Anthony is believed to have been a choir boy at Canterbury Cathedral (although there is no record of him having attended King’s School in Canterbury), and later served as an officer in the 1st East Kent Local Militia for four years.

Presumably noting that his prospects as the youngest son were limited, he emigrated to Tasmania on the ship “Midas” (a 430-ton vessel carrying 4 to 6 guns) in 1820, arriving there with 37 other passengers on 12 January 1821, in the capacity of agricultural agent to a MrGeorge Cartwright, a solicitor of Crayfish Point (now Lower Sandy Bay), Hobart. His application for permission to emigrate, which was approved by Sir Henry Goulburn, the Under Secretary for State in London, on 8 July 1820, was accompanied by a statement detailing his assets, amounting to £109 (and including guns and pistols, a timepiece, and seven sheep in lamb), and stated his intention to use his farming experience. A keen musician, he also took a spinnet and a music box with him from England (the latter currently in the possession of one of Anthony’s great-great-grand-daughters in Australia).

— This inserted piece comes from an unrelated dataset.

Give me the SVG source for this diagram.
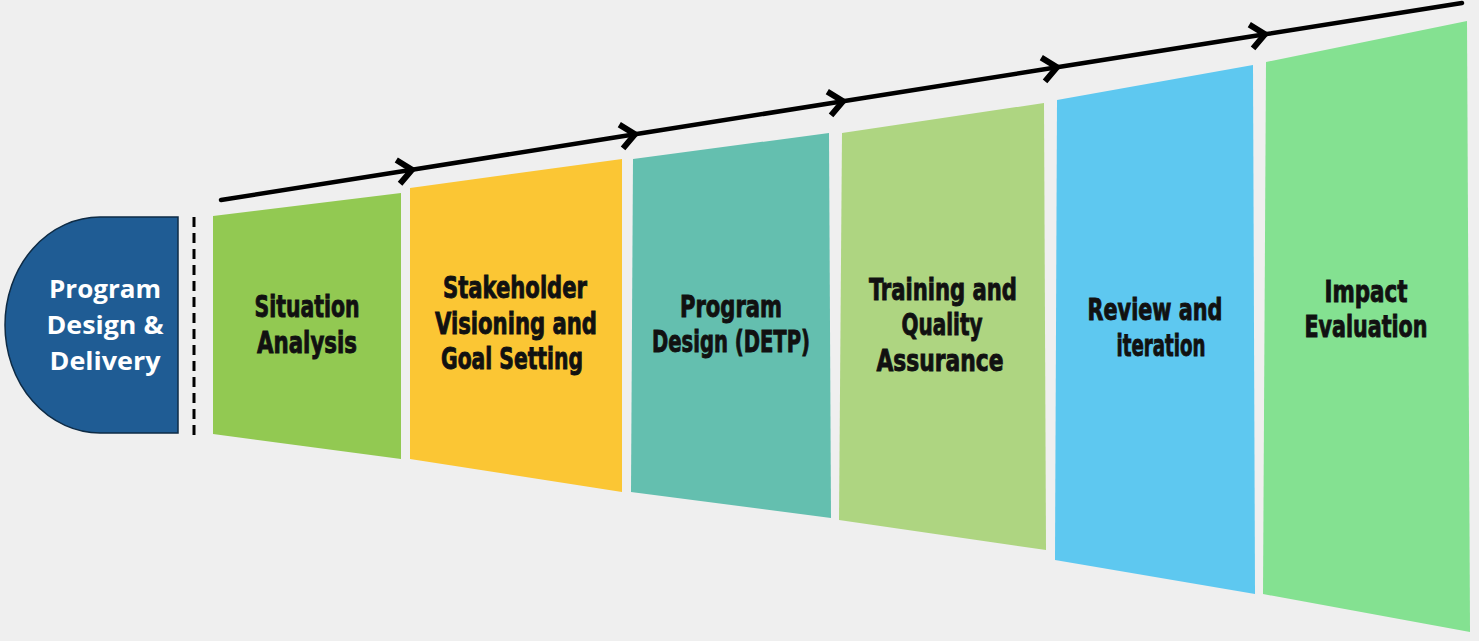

He received a grant of 100 acres near Launceston, Tasmania, where he operated a windmill and later settled on a farm owned by Mr Silas Gatehouse at Oyster Bay. However, he sustained attacks from bushrangers Mathew Brady and gang, for 6 days. in1825, including being kidnapped for six days (a story says that his wife suffered the loss of some fingers from gunshot wounds when attempting to hold the door closed against one such attack). In 1826 they applied for a further land grant in a safer, more populous location, although this may have been unsuccessful as it was against policy for grants to be made to anyone who had sold a previous grant. They settled at Cherry Tree Opening near Sorell (east of Hobart) where they lived at least from 1831 until 1840, with Anthony’s occupation described as grazier and later merchant.

In April 1842, Anthony became responsible for the ferry between Kelly’s Point on North Bruny Island (two miles off shore from Hobart) and Tinderbox Bay on Tasmania, and the Post Office at Kelly’s Point. In 1843 they were living at Brown’s River (now Kingston), in “a wooden residence inhabited by nine persons”.

Shortly afterwards, the family moved to North Bruny Island (the northern tip of Bruny where they lived later, Kelly’s Point, was renamed Dennes Point, a name that survives to this day). On his wife inheriting from her brother in 1842, they built a two-storey house on Bruny called Woodlands (which still stands), from green timber and red bricks made in a gully on the property. Anthony died of cancer on 14 January 1873, at Woodlands, Bruny Is, aged about 82, and his wife on 5 December 1885 (aged 89), both at Woodlands, and they were buried at St Clements, Kingston, Tasmania. Woodlands remained in the family until 1924.